A vulnerability in iOS can hijack a number of apps when used on an insecure Wi-Fi network, researchers said.
“HTTP Request Hijacking” (HRH) exploits the way iOS applications deal with receiving an HTTP 301 status code from a server, said researchers at device security firm Skycure.
“Most mobile apps do not visually indicate the server they connect to, making HRH attacks seamless, with very low probability of being identified by the victims,” Skycure officials said.
At its core, the attack varies off the standard man-in-the-middle attack. If an app ends up used on an insecure Wi-Fi network, an attacker can intercept requests sent by the app, reply to the requests with a 301, and trick the app into redirecting to a hostile server.
The catch is iOS apps have a behavior quirk that makes them particularly vulnerable to the attack: Whenever they receive a 301 redirection request, that request ends up cached indefinitely. In other words, once an attacker uses a request hijack on an iOS app, its requests redirect continuously to the hostile server until the cache clears. That means the user may never be aware of the issue.

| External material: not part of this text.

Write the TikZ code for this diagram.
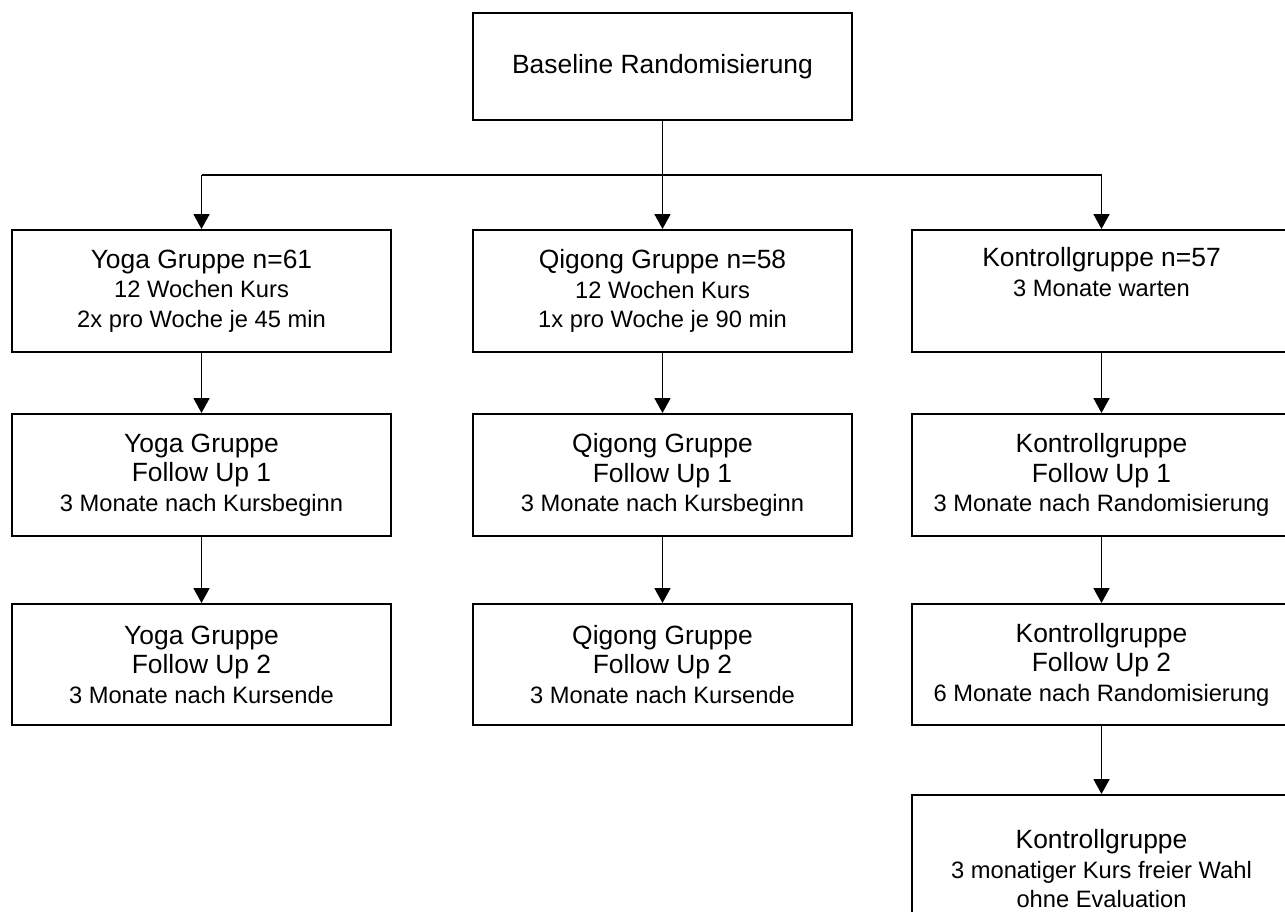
\documentclass[tikz,border=0pt]{standalone}
\usepackage{fontspec}
\setmainfont{Liberation Sans}
\usetikzlibrary{arrows.meta}
\newcommand\bigf{\fontsize{26.4}{29.5}\selectfont}
\newcommand\smf{\fontsize{23.7}{29.5}\selectfont}
\begin{document}
\begin{tikzpicture}[x=1pt,y=-1pt,
  box/.style={draw=black, line width=2pt, minimum width=379pt, minimum height=122pt,
              inner sep=0pt, align=center, font=\smf},
  arr/.style={line width=1.8pt, -{Triangle[width=16pt,length=15pt]}},
  ln/.style={line width=1.8pt}]
\useasboundingbox (0,0) rectangle (1285,911);

\node[box, minimum height=107pt] (top) at (662.5,66.5) {\bigf Baseline Randomisierung};

\node[box] (y1) at (201.5,291) {{\bigf Yoga Gruppe n=61}\\12 Wochen Kurs\\2x pro Woche je 45 min\rule{0pt}{0pt}};
\node[box] (q1) at (662.5,291) {{\bigf Qigong Gruppe n=58}\\12 Wochen Kurs\\1x pro Woche je 90 min};
\node[box] (k1) at (1101.5,291) {{\bigf Kontrollgruppe n=57}\\3 Monate warten\\\strut};

\node[box] (y2) at (201.5,475) {{\bigf Yoga Gruppe}\\{\bigf Follow Up 1}\\3 Monate nach Kursbeginn};
\node[box] (q2) at (662.5,475) {{\bigf Qigong Gruppe}\\{\bigf Follow Up 1}\\3 Monate nach Kursbeginn};
\node[box] (k2) at (1101.5,475) {{\bigf Kontrollgruppe}\\{\bigf Follow Up 1}\\3 Monate nach Randomisierung};

\node[box, minimum height=121pt] (y3) at (201.5,664.5) {{\bigf Yoga Gruppe}\\{\bigf Follow Up 2}\\3 Monate nach Kursende};
\node[box, minimum height=121pt] (q3) at (662.5,664.5) {{\bigf Qigong Gruppe}\\{\bigf Follow Up 2}\\3 Monate nach Kursende};
\node[box, minimum height=121pt] (k3) at (1101.5,664.5) {{\bigf Kontrollgruppe}\\{\bigf Follow Up 2}\\6 Monate nach Randomisierung};

\node[box, minimum height=148pt] (k4) at (1101.5,869) {{\bigf Kontrollgruppe}\\3 monatiger Kurs freier Wahl\\ohne Evaluation};

\coordinate (j) at (662.5,175);
\draw[ln] (j -| y1.north) -- (j -| k1.north);
\draw[arr] (top.south) -- (q1.north);
\draw[arr] (j -| y1.north) -- (y1.north);
\draw[arr] (j -| k1.north) -- (k1.north);

\draw[arr] (y1) -- (y2);
\draw[arr] (y2) -- (y3);
\draw[arr] (q1) -- (q2);
\draw[arr] (q2) -- (q3);
\draw[arr] (k1) -- (k2);
\draw[arr] (k2) -- (k3);
\draw[arr] (k3) -- (k4);
\end{tikzpicture}
\end{document}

HRH attacks do require a few conditions the attacker must meet before a successful attack. Most crucially, they need to be “physically near the victim for the initial poisoning,” meaning the attacker has to know where the user is connecting via Wi-Fi and hijack that specific connection.

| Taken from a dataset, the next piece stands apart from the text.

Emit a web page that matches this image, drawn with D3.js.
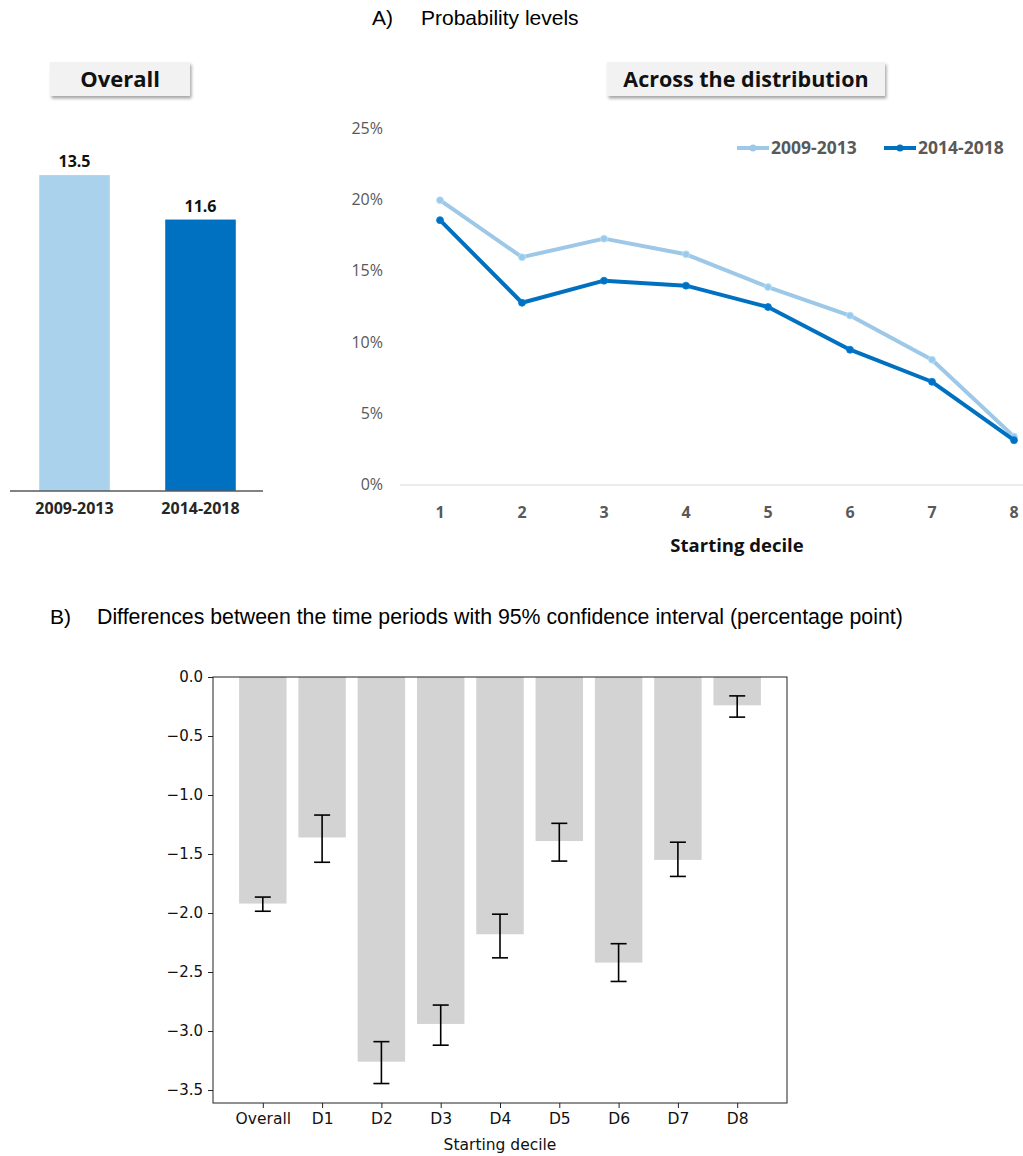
<!DOCTYPE html>
<html>
<head>
<meta charset="utf-8">
<script src="https://cdn.jsdelivr.net/npm/d3@7"></script>
<style>
  body { margin: 0; background: #fff; }
  svg { display: block; }
  .excel { font-family: "Open Sans", Lato, sans-serif; }
  .mpl { font-family: "DejaVu Sans", sans-serif; }
  .title { font-family: "Liberation Sans", Arial, sans-serif; font-size: 21px; fill: #000; }
</style>
</head>
<body>
<script>
// Panel A, overall bars
const periods = ['2009-2013', '2014-2018'];
const overallValues = [13.5, 11.6];

// Panel A, across the distribution (percent)
const deciles = [1, 2, 3, 4, 5, 6, 7, 8];
const series2009 = [20.0, 16.0, 17.3, 16.2, 13.9, 11.9, 8.8, 3.4];
const series2014 = [18.6, 12.8, 14.35, 14.0, 12.5, 9.5, 7.25, 3.15];
const pctTicks = [0, 5, 10, 15, 20, 25];

// Panel B, differences with 95% CI
const diffCats = ['Overall', 'D1', 'D2', 'D3', 'D4', 'D5', 'D6', 'D7', 'D8'];
const diffValues = [-1.92, -1.36, -3.26, -2.94, -2.18, -1.39, -2.42, -1.55, -0.24];
const ciLow = [-1.985, -1.57, -3.445, -3.12, -2.38, -1.56, -2.58, -1.69, -0.34];
const ciHigh = [-1.865, -1.17, -3.09, -2.78, -2.01, -1.24, -2.26, -1.40, -0.16];
const diffTicks = [0, -0.5, -1.0, -1.5, -2.0, -2.5, -3.0, -3.5];

const lightBar = '#abd2ec', lightLine = '#9dc8e7', dark = '#0070c0';

const svg = d3.select('body').append('svg')
    .attr('width', 1023)
    .attr('height', 1156);

const defs = svg.append('defs');
defs.append('filter')
    .attr('id', 'shadow')
    .attr('x', '-10%').attr('y', '-20%')
    .attr('width', '130%').attr('height', '160%')
    .append('feDropShadow')
    .attr('dx', 1.5).attr('dy', 2.5)
    .attr('stdDeviation', 1.5)
    .attr('flood-color', '#000')
    .attr('flood-opacity', 0.35);

// Section titles
svg.append('text').attr('class', 'title').attr('x', 372).attr('y', 25).text('A)');
svg.append('text').attr('class', 'title').attr('x', 421).attr('y', 25).text('Probability levels');
svg.append('text').attr('class', 'title').attr('x', 50).attr('y', 624).text('B)');
svg.append('text').attr('class', 'title').attr('x', 97).attr('y', 624)
    .style('font-size', '21.3px')
    .text('Differences between the time periods with 95% confidence interval (percentage point)');

// Header boxes
function headerBox(x, w, label, size) {
    svg.append('rect')
        .attr('x', x).attr('y', 62)
        .attr('width', w).attr('height', 34)
        .attr('fill', '#f2f2f2')
        .attr('filter', 'url(#shadow)');
    svg.append('text')
        .attr('class', 'excel')
        .attr('x', x + w / 2).attr('y', 87)
        .attr('text-anchor', 'middle')
        .style('font-size', size + 'px')
        .style('font-weight', 'bold')
        .attr('fill', '#111')
        .text(label);
}
headerBox(50, 140, 'Overall', 22);
headerBox(607, 278, 'Across the distribution', 21.5);

// ---- Overall bar chart
const xb = d3.scaleBand()
    .domain(periods)
    .range([11.5, 263.5])
    .paddingInner(0.44)
    .paddingOuter(0.22);
const yb = d3.scaleLinear()
    .domain([0, 10])
    .range([491, 257]);

const gBars = svg.append('g').attr('class', 'excel');
gBars.selectAll('.obar')
    .data(overallValues)
    .enter()
    .append('rect')
    .attr('class', 'obar')
    .attr('x', (d, i) => xb(periods[i]))
    .attr('y', d => yb(d))
    .attr('width', xb.bandwidth())
    .attr('height', d => yb(0) - yb(d))
    .attr('fill', (d, i) => i === 0 ? lightBar : dark);
gBars.selectAll('.olabel')
    .data(overallValues)
    .enter()
    .append('text')
    .attr('x', (d, i) => xb(periods[i]) + xb.bandwidth() / 2)
    .attr('y', d => yb(d) - 8)
    .attr('text-anchor', 'middle')
    .style('font-size', '16px')
    .style('font-weight', 'bold')
    .attr('fill', '#111')
    .text(d => d.toFixed(1));
gBars.append('line')
    .attr('x1', 10).attr('x2', 263)
    .attr('y1', yb(0)).attr('y2', yb(0))
    .attr('stroke', '#595959')
    .attr('stroke-width', 1.5);
gBars.selectAll('.operiod')
    .data(periods)
    .enter()
    .append('text')
    .attr('x', d => xb(d) + xb.bandwidth() / 2)
    .attr('y', 514)
    .attr('text-anchor', 'middle')
    .style('font-size', '16px')
    .style('font-weight', 'bold')
    .attr('fill', '#262626')
    .text(d => d);

// ---- Line chart
const xl = d3.scaleLinear().domain([1, 8]).range([440, 1014]);
const yl = d3.scaleLinear().domain([0, 25]).range([485, 129]);
const gLine = svg.append('g').attr('class', 'excel');

gLine.append('line')
    .attr('x1', 400).attr('x2', 1023)
    .attr('y1', yl(0)).attr('y2', yl(0))
    .attr('stroke', '#d9d9d9')
    .attr('stroke-width', 1);

gLine.selectAll('.ytick')
    .data(pctTicks)
    .enter()
    .append('text')
    .attr('x', 383)
    .attr('y', d => yl(d) + 5)
    .attr('text-anchor', 'end')
    .style('font-size', '16px')
    .attr('fill', '#595959')
    .text(d => d + '%');

gLine.selectAll('.xtick')
    .data(deciles)
    .enter()
    .append('text')
    .attr('x', d => xl(d))
    .attr('y', 518)
    .attr('text-anchor', 'middle')
    .style('font-size', '16px')
    .style('font-weight', 'bold')
    .attr('fill', '#595959')
    .text(d => d);

gLine.append('text')
    .attr('x', 737).attr('y', 552)
    .attr('text-anchor', 'middle')
    .style('font-size', '18.5px')
    .style('font-weight', 'bold')
    .attr('fill', '#111')
    .text('Starting decile');

const line = d3.line()
    .x((d, i) => xl(deciles[i]))
    .y(d => yl(d));

const lineSeries = [
    { name: '2009-2013', values: series2009, color: lightLine },
    { name: '2014-2018', values: series2014, color: dark }
];

lineSeries.forEach(function(s) {
    gLine.append('path')
        .attr('d', line(s.values))
        .attr('fill', 'none')
        .attr('stroke', s.color)
        .attr('stroke-width', 4)
        .attr('stroke-linejoin', 'round');
    gLine.selectAll(null)
        .data(s.values)
        .enter()
        .append('circle')
        .attr('cx', (d, i) => xl(deciles[i]))
        .attr('cy', d => yl(d))
        .attr('r', 3.5)
        .attr('fill', s.color)
        .attr('stroke', d3.color(s.color).brighter(0.4))
        .attr('stroke-width', 0.8);
});

// Legend
const legendX = [737, 884];
lineSeries.forEach(function(s, i) {
    const lx = legendX[i];
    gLine.append('line')
        .attr('x1', lx).attr('x2', lx + 32)
        .attr('y1', 148).attr('y2', 148)
        .attr('stroke', s.color)
        .attr('stroke-width', 4);
    gLine.append('circle')
        .attr('cx', lx + 16).attr('cy', 148)
        .attr('r', 3.5)
        .attr('fill', s.color);
    gLine.append('text')
        .attr('x', lx + 34).attr('y', 154)
        .style('font-size', '17.5px')
        .style('font-weight', 'bold')
        .attr('fill', '#595959')
        .text(s.name);
});

// ---- Panel B
const xd = d3.scaleLinear().domain([-0.84, 8.84]).range([213, 787]);
const yd = d3.scaleLinear().domain([-3.61, 0]).range([1103, 677]);
const gB = svg.append('g').attr('class', 'mpl');
const barW = xd(0.8) - xd(0);

gB.selectAll('.dbar')
    .data(diffValues)
    .enter()
    .append('rect')
    .attr('class', 'dbar')
    .attr('x', (d, i) => xd(i) - barW / 2)
    .attr('y', yd(0))
    .attr('width', barW)
    .attr('height', d => yd(d) - yd(0))
    .attr('fill', '#d3d3d3');

const errs = gB.selectAll('.err')
    .data(diffValues)
    .enter()
    .append('g')
    .attr('class', 'err')
    .attr('stroke', '#000')
    .attr('stroke-width', 1.6);
errs.append('line')
    .attr('x1', (d, i) => xd(i)).attr('x2', (d, i) => xd(i))
    .attr('y1', (d, i) => yd(ciHigh[i])).attr('y2', (d, i) => yd(ciLow[i]));
errs.append('line')
    .attr('x1', (d, i) => xd(i) - 8).attr('x2', (d, i) => xd(i) + 8)
    .attr('y1', (d, i) => yd(ciHigh[i])).attr('y2', (d, i) => yd(ciHigh[i]));
errs.append('line')
    .attr('x1', (d, i) => xd(i) - 8).attr('x2', (d, i) => xd(i) + 8)
    .attr('y1', (d, i) => yd(ciLow[i])).attr('y2', (d, i) => yd(ciLow[i]));

// frame
gB.append('rect')
    .attr('x', 213).attr('y', 677)
    .attr('width', 787 - 213).attr('height', 1103 - 677)
    .attr('fill', 'none')
    .attr('stroke', '#222')
    .attr('stroke-width', 1);

const yAxisB = d3.axisLeft(yd)
    .tickValues(diffTicks)
    .tickFormat(d3.format('.1f'))
    .tickSize(5)
    .tickPadding(5);
gB.append('g')
    .attr('transform', 'translate(213,0)')
    .call(yAxisB)
    .call(g => g.select('.domain').remove())
    .call(g => g.selectAll('text').style('font-size', '15px').style('font-family', '"DejaVu Sans", sans-serif').attr('fill', '#111'))
    .call(g => g.selectAll('line').attr('stroke', '#222'));

const xAxisB = d3.axisBottom(xd)
    .tickValues(d3.range(diffCats.length))
    .tickFormat(i => diffCats[i])
    .tickSize(5)
    .tickPadding(5);
gB.append('g')
    .attr('transform', 'translate(0,1103)')
    .call(xAxisB)
    .call(g => g.select('.domain').remove())
    .call(g => g.selectAll('text').style('font-size', '15.5px').style('font-family', '"DejaVu Sans", sans-serif').attr('fill', '#111'))
    .call(g => g.selectAll('line').attr('stroke', '#222'));

gB.append('text')
    .attr('x', 500).attr('y', 1150)
    .attr('text-anchor', 'middle')
    .style('font-size', '15.5px')
    .attr('fill', '#111')
    .text('Starting decile');
</script>
</body>
</html>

Skycure has declined to name specific apps affected by this bug, as part of its responsible disclosure policy. Instead, the company created a sample application that demonstrates the problem in action. In addition, Skycure published code in its article that allows concerned iOS developers to fix the problem quickly.
In a final note to its post, Skycure said “HRH isn’t necessarily a problem of iOS applications alone; It could apply to mobile applications of other operating systems too.”